Instrumental and Environmental Factors

Geophysical data always contain some degree of error and artifact. Recognizing where these come from is the first step toward managing them.

Instrumental noise includes electronic interference, sensor drift over time, and outright component malfunctions. For example, a magnetometer with a slowly drifting sensor will produce a gradual trend across your survey that has nothing to do with geology. Repeat base station readings help you identify and correct for this.

Environmental factors are often the trickiest to control:

• Weather conditions (wind vibration on geophones, temperature effects on electronics)
• Surface topography creating geometric distortions in seismic or GPR data
• Cultural noise sources like power lines, buried pipelines, fences, or nearby vehicle traffic generating electromagnetic or vibrational interference

Survey design problems can also degrade data quality. Inadequate spatial sampling leads to aliasing, where features in the subsurface appear at incorrect positions or wavelengths. Poor sensor-ground coupling (e.g., a geophone not firmly planted) reduces signal fidelity. Incorrect instrument settings, like choosing the wrong gain or sampling rate, can clip signals or miss important frequencies entirely.

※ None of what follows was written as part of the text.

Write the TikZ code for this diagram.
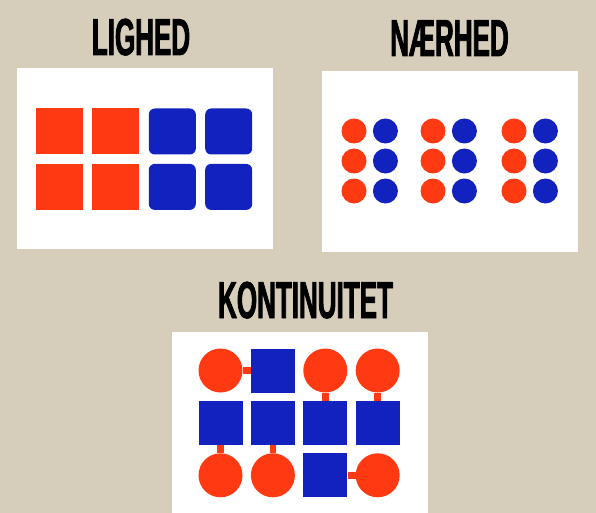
\documentclass[tikz,border=0pt]{standalone}
\usepackage{fontspec}
\newfontfamily\headfont[FakeStretch=0.5,FakeBold=1.5]{Liberation Sans}
\usepackage{xcolor}
\definecolor{sand}{HTML}{D6CDBB}
\definecolor{signalred}{HTML}{FF3A12}
\definecolor{deepblue}{HTML}{1122BE}
\usepackage{tikz}
\usetikzlibrary{positioning}

\begin{document}
\begin{tikzpicture}[
  x=1pt,y=-1pt,
  heading/.style={font=\headfont\bfseries\fontsize{52}{52}\selectfont,anchor=base,inner sep=0pt},
  panel/.style={fill=white},
  redsq/.style={fill=signalred,minimum width=47pt,minimum height=46pt,inner sep=0pt},
  bluesq/.style={fill=deepblue,rounded corners=6pt,minimum width=47pt,minimum height=46pt,inner sep=0pt},
  dot/.style={circle,minimum size=25pt,inner sep=0pt},
  ball/.style={circle,fill=signalred,minimum size=44pt,inner sep=0pt},
  block/.style={fill=deepblue,minimum size=44pt,inner sep=0pt},
  link/.style={draw=signalred,line width=6.5pt}
]
\useasboundingbox (0,0) rectangle (596,513);
\fill[sand] (0,0) rectangle (596,513);

% lighed
\node[heading] (lighed) at (141,55) {LIGHED};
\fill[panel] (17,68) rectangle (273,249);
\node[redsq] (l11) at (59.5,131.5) {};
\node[redsq,right=9pt of l11] (l12) {};
\node[bluesq,right=9pt of l12] (l13) {};
\node[bluesq,right=9pt of l13] (l14) {};
\node[redsq,below=9pt of l11] (l21) {};
\node[redsq,right=9pt of l21] (l22) {};
\node[bluesq,right=9pt of l22] (l23) {};
\node[bluesq,right=9pt of l23] (l24) {};

% naerhed
\node[heading] (naerhed) at (449.5,56) {NÆRHED};
\fill[panel] (322,71) rectangle (578,252);
\foreach \g/\gx in {1/354,2/433,3/514}
  \foreach \r/\ry in {1/131,2/161,3/191} {
    \node[dot,fill=signalred] (n\g\r a) at (\gx,\ry) {};
    \node[dot,fill=deepblue,right=6pt of n\g\r a] (n\g\r b) {};
  }

% kontinuitet
\node[heading] (kontinuitet) at (305.5,318) {KONTINUITET};
\fill[panel] (172,332) rectangle (428,513);
\node[ball] (k11) at (220.5,370.5) {};
\node[block,right=8pt of k11] (k12) {};
\node[ball,right=8pt of k12] (k13) {};
\node[ball,right=8pt of k13] (k14) {};
\node[block,below=8pt of k11] (k21) {};
\node[block,right=8pt of k21] (k22) {};
\node[block,right=8pt of k22] (k23) {};
\node[block,right=8pt of k23] (k24) {};
\node[ball,below=8pt of k21] (k31) {};
\node[ball,right=8pt of k31] (k32) {};
\node[block,right=8pt of k32] (k33) {};
\node[ball,right=8pt of k33] (k34) {};
\draw[link] (k11) -- (k12);
\draw[link] (k13) -- (k23);
\draw[link] (k14) -- (k24);
\draw[link] (k21) -- (k31);
\draw[link] (k22) -- (k32);
\draw[link] (k33) -- (k34);
\end{tikzpicture}
\end{document}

Processing and Interpretation Challenges

Processing itself can introduce artifacts if you're not careful:

• Over-aggressive filtering can remove real geological signal along with the noise
• Incorrect assumptions about subsurface properties (e.g., assuming a constant velocity model in seismic processing when velocities vary laterally) produce distorted images
• Numerical instabilities in inversion algorithms can generate features in your model that don't correspond to anything real

The key habit is to document every potential error source and artifact you've identified, along with what you did (or couldn't do) to mitigate it. This documentation is essential for anyone interpreting the final results. When you encounter complex or ambiguous artifacts, consulting experienced geophysicists can save significant time and prevent misinterpretation.

Data Management for Geophysical Surveys

Organizing and Storing Geophysical Data

A single geophysical survey can generate gigabytes of raw data, processed volumes, and derivative products. Without a clear organizational system, finding and using that data becomes increasingly difficult over time.

File naming and directory structure should follow a standardized convention established before the survey begins. A typical approach encodes the survey name, date, line number, and data type into the filename (e.g., SurveyA_20240315_Line012_rawmag.csv). Consistent naming makes automated processing scripts possible and prevents confusion when multiple people access the same dataset.

Centralized data repositories or database systems provide:

• Secure storage with access controls (so only authorized users can modify raw data)
• Version control to track what changed, when, and by whom
• Efficient search and retrieval across large datasets

Metadata documentation is just as important as the data itself. At minimum, record survey parameters (line spacing, station interval, coordinate system), instrument specifications (model, serial number, firmware version), processing steps applied, and data quality indicators. Without this metadata, even perfectly collected data loses much of its value because future users can't assess its reliability or reproduce the processing.

Data Backup and Sharing Practices

Data loss from a hard drive failure or accidental deletion can be catastrophic if no backup exists. Follow the 3-2-1 rule as a baseline: keep at least 3 copies of your data, on 2 different storage media, with 1 copy stored off-site or in the cloud.

Additional best practices:

• Run data validation checks at each stage of the data lifecycle (acquisition, transfer, processing, archiving) to confirm nothing was corrupted or lost
• Establish clear data sharing policies before the project starts, specifying who can access what data, under what conditions, and in what formats
• Use secure transfer methods (encrypted connections, checksums to verify file integrity) when sharing data with collaborators or stakeholders
• Follow any applicable data privacy or confidentiality requirements, particularly for commercial or government-funded surveys

Data Integrity and Reproducibility in Geophysics

Comprehensive Documentation Practices

Reproducibility means that someone else, given your raw data and documentation, could follow your workflow and arrive at the same results. This is a cornerstone of credible geophysical work.

To achieve this:

1. Document field procedures in detail, including instrument settings, station coordinates, environmental conditions, and any deviations from the planned survey design
2. Archive both raw and processed data in standardized, open formats (e.g., SEG-Y for seismic, GeoTIFF for gridded data) alongside all associated metadata
3. Use version control systems (such as Git) for processing scripts and analysis code, so you can track changes and reproduce any specific version of your workflow
4. Record all processing parameters, including filter settings, inversion parameters, and any manual edits made to the data

Transparency and Adherence to Standards

Every geophysical interpretation carries assumptions, limitations, and uncertainties. Documenting these openly is not a weakness; it's what allows others to use your results appropriately.

• State assumptions explicitly (e.g., "a uniform half-space resistivity of 100 $\Omega \cdot m$ was assumed for the initial model")
• Note known limitations, such as areas of poor data coverage or frequency bands contaminated by noise
• Adhere to community data standards (e.g., those published by SEG, IAGA, or relevant national geological surveys) to ensure your data can be integrated with other studies
• Participate in community efforts to develop and refine QC guidelines and data management best practices, since these standards evolve as instrumentation and methods advance

Proper documentation and archiving don't just protect your own work. They enable future researchers to build on your results, perform meta-analyses across multiple surveys, and ultimately advance the field's collective understanding of subsurface processes.